Palestinian negotiators have said they expect Israel to release 104 prisoners. Saeb Erekat, the chief negotiator, told Israeli Arabic-language radio on Tuesday, “We hope to put into effect what we’ve agreed on...we hope for the release of 104 prisoners. Each will return to his house. This is what we’ve agreed on.” He added, “There is a clear understanding between us and the Americans and Israelis. Any change [in that] will mean the agreement is off the table.”

While Israel holds thousands of Palestinians in prison, some for small offenses such as throwing rocks, the prisoners released Tuesday evening were convicted of more serious crimes. Among the released are Palestinians who have plotted suicide bombing attacks, thrown grenades at checkpoints, and committed murder, according to documents published by the Jerusalem Post. One of them, 40-year-old Atiyeh Salem Abu Musa, was jailed in 1994 for hacking a Holocaust survivor to death with an ax.

Some families of victims of prisoners who have been released in the past are now seeking a meeting with Kerry to explain to him what they see as the dangers of pressuring Israel to release to release Palestinians from prison.

“We don’t see this as a step towards peace,” Arnold Roth, one of the Israelis who helped organize a letter to the secretary of state, told The Daily Beast. “The objection is to the madness of positing the peace process on the prior release of murderers. We support a peace process.”

Roth has some experience with the pain of seeing the killer of a loved one go free. His daughter, Malki, was killed in Aug. 9, 2001, in the bombing of a Sbarro pizzeria in downtown Jerusalem. One of the planners of that attack, Ahlam Tamimi, who also broadcast the bombing for Palestinian television from Ramallah, walked free from multiple life sentences in 2011. Tamimi was one of 1,027 Palestinian prisoners freed in exchange for Gilad Shalit, the Israel Defense Forces corporal who was abducted in 2006 by Hamas in a cross-border raid. Roth, who is still mourning the death of his 15-year-old daughter, said Tamimi has since married and is now pregnant with a child of her own.

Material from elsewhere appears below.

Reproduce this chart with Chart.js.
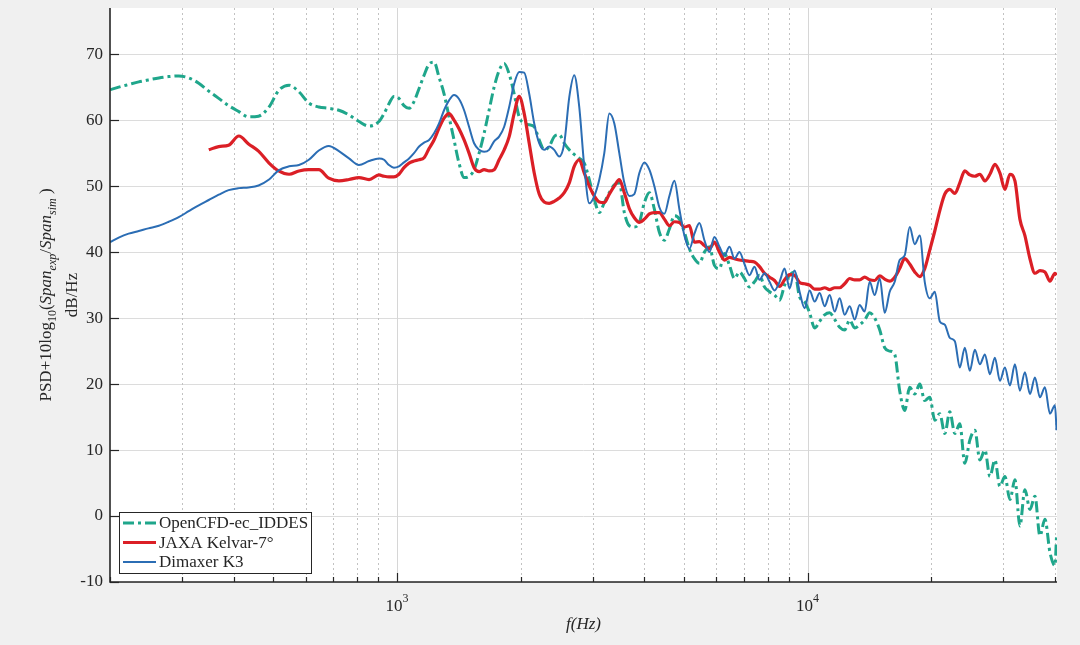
<!DOCTYPE html>
<html>
<head>
<meta charset="utf-8">
<script src="https://cdn.jsdelivr.net/npm/chart.js@4.4.0/dist/chart.umd.min.js"></script>
<style>
  html, body { margin: 0; padding: 0; background: #f0f0f0; }
  #wrap { width: 1080px; height: 645px; }
</style>
</head>
<body>
<div id="wrap"><canvas id="psdChart" width="1080" height="645"></canvas></div>
<script>
// frequency grid (Hz), shared by the three spectra
const freqHz = [
  200, 210, 222, 235, 248, 263, 278, 294, 311, 329, 348, 368, 389, 412, 435, 460, 488, 515, 546, 577,
  610, 645, 682, 722, 764, 808, 855, 904,
  930, 956, 983, 1011, 1040, 1070, 1100, 1132, 1164, 1197, 1231, 1266, 1302, 1339, 1377, 1416, 1457, 1498,
  1541, 1585, 1630, 1676, 1724, 1773, 1824, 1876, 1929, 1984, 2041, 2099, 2159, 2220, 2283, 2348, 2415,
  2484, 2555, 2628, 2702, 2779, 2858, 2940, 3024, 3110, 3198, 3289, 3383, 3479, 3578, 3680, 3785, 3893,
  4004, 4118, 4235, 4355, 4479, 4607, 4738, 4873, 5012, 5154, 5301, 5452, 5607, 5767, 5931, 6101, 6274,
  6453, 6637, 6823, 7019, 7219, 7425, 7638, 7855, 8079, 8309, 8547, 8790, 9040, 9298, 9562, 9835, 10115,
  10403, 10700, 11004, 11318, 11640, 11970, 12312, 12663, 13023, 13390, 13773, 14165, 14568, 14990, 15410,
  15850, 16300, 16760, 17240, 17730, 18240, 18760, 19290, 19840, 20410, 20990, 21590, 22200, 22840, 23480,
  24150, 24840, 25550, 26280, 27030, 27800, 28590, 29400, 30240, 31100, 31990, 32890, 33830, 34800, 35790,
  36800, 37850, 38930, 40040, 40400
];

const cfdPsd = [
  64.6, 65.0, 65.4, 65.8, 66.1, 66.4, 66.6, 66.7, 66.4, 65.6, 64.4, 63.3, 62.2, 61.3, 60.5, 60.6, 62.0, 64.5, 65.3, 64.3,
  62.6, 62.0, 61.8, 61.5, 60.8, 59.8, 59.1, 59.8,
  61.0, 62.5, 63.6, 63.3, 62.2, 61.8, 62.8, 64.8, 66.8, 68.5, 68.8, 66.5, 64.0, 60.5, 57.0, 53.5, 51.3, 51.5,
  52.5, 55.0, 58.0, 61.5, 65.0, 67.5, 68.6, 67.0, 64.0, 60.5, 59.5, 59.3, 59.0, 57.0, 55.5, 56.0, 57.5,
  57.8, 56.5, 55.5, 54.8, 54.2, 53.5, 51.0, 48.0, 46.0, 47.5, 49.0, 50.2, 50.5, 46.0, 44.0, 43.8, 44.5,
  47.5, 49.0, 46.5, 43.0, 41.8, 43.5, 45.5, 45.0, 43.0, 40.5, 39.0, 38.3, 40.0, 40.8, 38.0, 37.5, 39.8,
  38.0, 36.0, 37.0, 36.0, 34.7, 35.5, 36.5, 34.7, 34.0, 33.5, 32.7, 35.0, 36.5, 37.0, 33.2, 32.5, 30.8,
  28.5, 29.5, 30.5, 30.8, 29.8, 28.6, 28.2, 29.7, 28.5, 29.0, 29.7, 30.8, 30.0, 28.2, 25.5,
  25.0, 24.5, 19.0, 16.0, 19.5, 18.5, 20.0, 17.5, 18.0, 14.5, 15.5, 12.5, 15.8, 12.5, 14.0,
  8.0, 11.5, 13.0, 8.5, 10.0, 6.0, 8.5, 4.5, 6.0, 2.5, 5.5, -1.5, 4.0, 1.0, 3.0,
  -3.0, -0.5, -5.5, -7.5, -3.0
];

const jaxaPsd = [
  null, null, null, null, null, null, null, null, null, null, 55.5, 56.0, 56.2, 57.6, 56.4, 55.3, 53.5, 52.3, 51.8, 52.3,
  52.5, 52.5, 51.2, 50.8, 51.0, 51.3, 51.0, 51.7,
  51.5, 51.4, 51.4, 51.8, 52.8, 53.5, 53.8, 54.0, 54.3, 55.7, 57.0, 58.8, 60.3, 61.0, 60.0, 58.7, 57.0, 55.0,
  52.8, 52.2, 52.5, 52.3, 52.5, 54.0, 55.5, 57.5, 61.0, 63.6, 61.0, 56.5, 52.0, 48.8, 47.6, 47.4, 47.7,
  48.2, 49.0, 50.5, 53.0, 54.0, 52.0, 50.0, 48.5, 47.6, 47.5, 48.8, 50.0, 51.0, 49.0, 46.6, 45.2, 44.5,
  45.0, 45.8, 46.0, 46.0, 45.0, 44.0, 44.6, 44.5, 43.8, 44.0, 41.5, 41.6, 41.0, 40.5, 41.5, 40.0, 38.8,
  39.2, 39.0, 38.8, 38.7, 38.6, 38.5, 37.8, 36.8, 36.2, 35.7, 34.8, 35.8, 36.6, 36.5, 35.4, 35.2, 35.0,
  34.4, 34.4, 34.6, 34.3, 34.6, 34.6, 35.2, 36.0, 35.8, 35.8, 36.2, 35.8, 35.7, 36.4, 35.9,
  35.6, 36.2, 37.5, 39.0, 38.2, 37.0, 36.3, 37.5, 40.3, 43.2, 46.3, 48.8, 49.5, 48.9, 50.5,
  52.3, 51.7, 51.5, 51.8, 50.8, 51.8, 53.3, 52.0, 49.5, 51.8, 50.8, 45.0, 42.5, 39.0, 36.8,
  37.2, 37.0, 35.6, 36.8, 36.5
];

const dimaxerPsd = [
  41.5, 42.2, 42.8, 43.2, 43.6, 44.0, 44.6, 45.3, 46.2, 47.1, 47.9, 48.7, 49.4, 49.7, 49.8, 50.1, 51.0, 52.4, 53.0, 53.2,
  54.0, 55.4, 56.1, 55.3, 54.2, 53.2, 53.8, 54.2,
  54.0, 53.2, 52.8, 53.0, 53.6, 54.2, 55.0, 56.0, 56.6, 57.0, 58.0, 59.5, 61.5, 63.0, 63.8, 63.2, 61.5, 59.0,
  56.5, 55.5, 55.2, 55.5, 56.8, 57.5, 59.0, 62.0, 65.5, 67.3, 67.2, 64.0, 59.5, 56.5, 55.5, 56.0, 55.5,
  54.5, 56.5, 63.5, 66.8, 62.0, 53.0, 47.4, 48.5, 51.0, 55.0, 61.0, 59.5, 55.0, 50.5, 48.5, 48.8, 52.0,
  53.6, 52.5, 50.0, 46.8, 45.8, 48.5, 50.8, 46.5, 42.5, 40.5, 42.8, 44.4, 41.8, 40.0, 42.3, 40.8, 39.5,
  40.8, 39.0, 40.0, 38.2, 36.5, 37.8, 35.8, 36.8, 35.5, 34.2, 35.5, 37.5, 34.5, 37.2, 34.0, 31.5, 34.2,
  32.5, 33.8, 31.8, 33.5, 31.0, 33.0, 30.5, 31.8, 29.8, 32.0, 31.0, 35.5, 33.5, 36.0, 30.8,
  34.0, 35.5, 38.8, 39.5, 43.8, 41.2, 42.5, 35.5, 33.0, 34.0, 29.5, 29.0, 27.0, 26.5, 22.5,
  25.5, 22.0, 25.2, 23.0, 24.5, 21.5, 24.0, 20.5, 22.5, 19.8, 23.0, 19.0, 21.8, 18.5, 21.0,
  18.0, 19.5, 15.5, 16.8, 13.0
];

const seriesNames = ['OpenCFD-ec_IDDES', 'JAXA Kelvar-7°', 'Dimaxer K3'];
const yTickValues = [-10, 0, 10, 20, 30, 40, 50, 60, 70];
const xTickValues = [200, 300, 400, 500, 600, 700, 800, 900, 1000, 2000, 3000, 4000, 5000, 6000, 7000, 8000, 9000,
  10000, 20000, 30000, 40000];
const xMajorValues = [1000, 10000];

const SERIF = "'Liberation Serif', 'Times New Roman', serif";
const INK = '#262626';

function pairUp(vals) {
  return freqHz.map((f, i) => ({ x: f, y: vals[i] }));
}

// draws a run of text pieces (normal / italic / subscript) centred on 0
function drawPieces(ctx, pieces) {
  let total = 0;
  pieces.forEach(p => {
    ctx.font = (p.it ? 'italic ' : '') + p.size + 'px ' + SERIF;
    p.w = ctx.measureText(p.t).width;
    total += p.w;
  });
  let x = -total / 2;
  pieces.forEach(p => {
    ctx.font = (p.it ? 'italic ' : '') + p.size + 'px ' + SERIF;
    ctx.fillText(p.t, x, p.dy || 0);
    x += p.w;
  });
}

const decorPlugin = {
  id: 'decor',
  beforeDraw(chart) {
    const { ctx, chartArea: a } = chart;
    ctx.save();
    ctx.fillStyle = '#ffffff';
    ctx.fillRect(a.left, a.top, a.right - a.left, a.bottom - a.top);
    ctx.restore();
  },
  beforeDatasetsDraw(chart) {
    const { ctx, chartArea: a, scales: { x } } = chart;
    ctx.save();
    ctx.lineWidth = 1;
    xTickValues.forEach(f => {
      const px = Math.round(x.getPixelForValue(f)) + 0.5;
      if (px < a.left + 2) return;
      const major = xMajorValues.includes(f);
      ctx.strokeStyle = major ? '#d6d6d6' : '#c2c2c2';
      ctx.setLineDash(major ? [] : [2, 3]);
      ctx.beginPath();
      ctx.moveTo(px, a.top);
      ctx.lineTo(px, a.bottom);
      ctx.stroke();
    });
    ctx.restore();
  },
  afterDraw(chart) {
    const { ctx, chartArea: a, scales: { x, y } } = chart;
    ctx.save();

    // axes lines
    ctx.strokeStyle = INK;
    ctx.lineWidth = 1.6;
    ctx.beginPath();
    ctx.moveTo(a.left, a.top);
    ctx.lineTo(a.left, a.bottom);
    ctx.lineTo(a.right, a.bottom);
    ctx.stroke();

    // inner ticks
    ctx.lineWidth = 1.2;
    yTickValues.forEach(v => {
      const py = Math.round(y.getPixelForValue(v)) + 0.5;
      ctx.beginPath();
      ctx.moveTo(a.left, py);
      ctx.lineTo(a.left + 9, py);
      ctx.stroke();
    });
    xTickValues.forEach(f => {
      const px = Math.round(x.getPixelForValue(f)) + 0.5;
      const len = xMajorValues.includes(f) ? 9 : 5;
      ctx.beginPath();
      ctx.moveTo(px, a.bottom);
      ctx.lineTo(px, a.bottom - len);
      ctx.stroke();
    });

    // x tick labels 10^n
    ctx.fillStyle = INK;
    ctx.textBaseline = 'alphabetic';
    ctx.textAlign = 'left';
    xMajorValues.forEach(f => {
      const px = x.getPixelForValue(f);
      const exp = String(Math.round(Math.log10(f)));
      ctx.font = '17px ' + SERIF;
      const wBase = ctx.measureText('10').width;
      ctx.font = '12px ' + SERIF;
      const wExp = ctx.measureText(exp).width;
      const x0 = px - (wBase + wExp) / 2;
      ctx.font = '17px ' + SERIF;
      ctx.fillText('10', x0, 611);
      ctx.font = '12px ' + SERIF;
      ctx.fillText(exp, x0 + wBase, 602);
    });

    // x axis title
    ctx.save();
    ctx.translate((a.left + a.right) / 2, 629);
    drawPieces(ctx, [{ t: 'f(Hz)', size: 17, it: true }]);
    ctx.restore();

    // y axis title, two lines rotated
    ctx.save();
    ctx.translate(51, (a.top + a.bottom) / 2);
    ctx.rotate(-Math.PI / 2);
    drawPieces(ctx, [
      { t: 'PSD+10log', size: 17 },
      { t: '10', size: 12, dy: 5 },
      { t: '(', size: 17 },
      { t: 'Span', size: 17, it: true },
      { t: 'exp', size: 12, it: true, dy: 5 },
      { t: '/', size: 17 },
      { t: 'Span', size: 17, it: true },
      { t: 'sim', size: 12, it: true, dy: 5 },
      { t: ' )', size: 17 }
    ]);
    ctx.restore();
    ctx.save();
    ctx.translate(77, (a.top + a.bottom) / 2);
    ctx.rotate(-Math.PI / 2);
    drawPieces(ctx, [{ t: 'dB/Hz', size: 17 }]);
    ctx.restore();

    // legend box
    const lx = 119, ly = 512, lw = 192, lh = 61;
    ctx.fillStyle = '#ffffff';
    ctx.fillRect(lx, ly, lw, lh);
    ctx.strokeStyle = INK;
    ctx.lineWidth = 1;
    ctx.setLineDash([]);
    ctx.strokeRect(lx + 0.5, ly + 0.5, lw, lh);
    chart.data.datasets.forEach((ds, i) => {
      const ry = 523 + i * 19.5;
      ctx.strokeStyle = ds.borderColor;
      ctx.lineWidth = ds.borderWidth;
      ctx.setLineDash(ds.borderDash || []);
      ctx.beginPath();
      ctx.moveTo(123, ry);
      ctx.lineTo(156, ry);
      ctx.stroke();
      ctx.setLineDash([]);
      ctx.fillStyle = INK;
      ctx.font = '17px ' + SERIF;
      ctx.textBaseline = 'middle';
      ctx.textAlign = 'left';
      ctx.fillText(ds.label, 159, ry + 1);
    });

    ctx.restore();
  }
};

const ctx = document.getElementById('psdChart').getContext('2d');
const psdChart = new Chart(ctx, {
  type: 'line',
  data: {
    datasets: [
      {
        label: seriesNames[0],
        data: pairUp(cfdPsd),
        borderColor: '#1fa68b',
        borderWidth: 3,
        borderDash: [11, 4, 3, 4],
        order: 3
      },
      {
        label: seriesNames[1],
        data: pairUp(jaxaPsd),
        borderColor: '#db1f26',
        borderWidth: 3.2,
        order: 2
      },
      {
        label: seriesNames[2],
        data: pairUp(dimaxerPsd),
        borderColor: '#2b6db4',
        borderWidth: 2,
        order: 1
      }
    ]
  },
  options: {
    responsive: false,
    animation: false,
    elements: {
      point: { radius: 0 },
      line: { fill: false, cubicInterpolationMode: 'monotone' }
    },
    layout: { padding: { top: 8, right: 23, left: 0, bottom: 0 } },
    plugins: {
      legend: { display: false },
      tooltip: { enabled: false }
    },
    scales: {
      x: {
        type: 'logarithmic',
        min: 200,
        max: 40500,
        grid: { display: false },
        border: { display: false },
        ticks: { display: false },
        afterFit: scale => {
          scale.height = 63;
          scale.paddingLeft = 0;
          scale.paddingRight = 0;
        }
      },
      y: {
        type: 'linear',
        min: -10,
        max: 77,
        afterBuildTicks: scale => { scale.ticks = yTickValues.map(v => ({ value: v })); },
        grid: { color: '#dcdcdc', lineWidth: 1, drawTicks: false },
        border: { display: false },
        ticks: {
          font: { family: SERIF, size: 17 },
          color: INK,
          padding: 7
        },
        afterFit: scale => {
          scale.width = 110;
          scale.paddingTop = 0;
          scale.paddingBottom = 0;
        }
      }
    }
  },
  plugins: [decorPlugin]
});
</script>
</body>
</html>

Roth signed a letter sent Tuesday to Kerry asking him for a meeting. “Meet with us,” wrote Roth and 16 other family members of victims. “Let us explain why being complicit in turning the killers of our children into heroes and ‘freedom fighters’ must not be part of any policy befitting a great nation and moral exemplar like the United States.”

Kerry and other State Department officials have kept largely quiet on the behind-the-scenes dealmaking needed to bring the Palestinian Authority to the negotiating table. A State Department spokeswoman on Tuesday declined to call the prisoners scheduled for release “terrorists” when asked.

Marie Harf, deputy spokeswoman for the State Department, told The Daily Beast, “We’ve received the letter today, and we’re reviewing it.” She also said Kerry “respects the exclusive right of the Israeli government to make these decisions.” But Harf stressed that Israel alone made the decision to release the prisoners.

“The decision to release these prisoners was taken by Israel only after the most serious review, at the highest levels of the Israeli government,” she said. “Prime Minister Netanyahu made a tough decision that he determined was in the best interests of the Israeli people.”

Said Hussein Ibish, a senior fellow at the American Task Force on Palestine: “Some of the people who have been released clearly did some bloody deeds. Some of the people who are being released are now old, some are affiliated with organizations that are not functional.”

Erekat told reporters on Tuesday that he was disappointed the Israeli side had not allowed his side to have input in choosing the prisoners scheduled for release.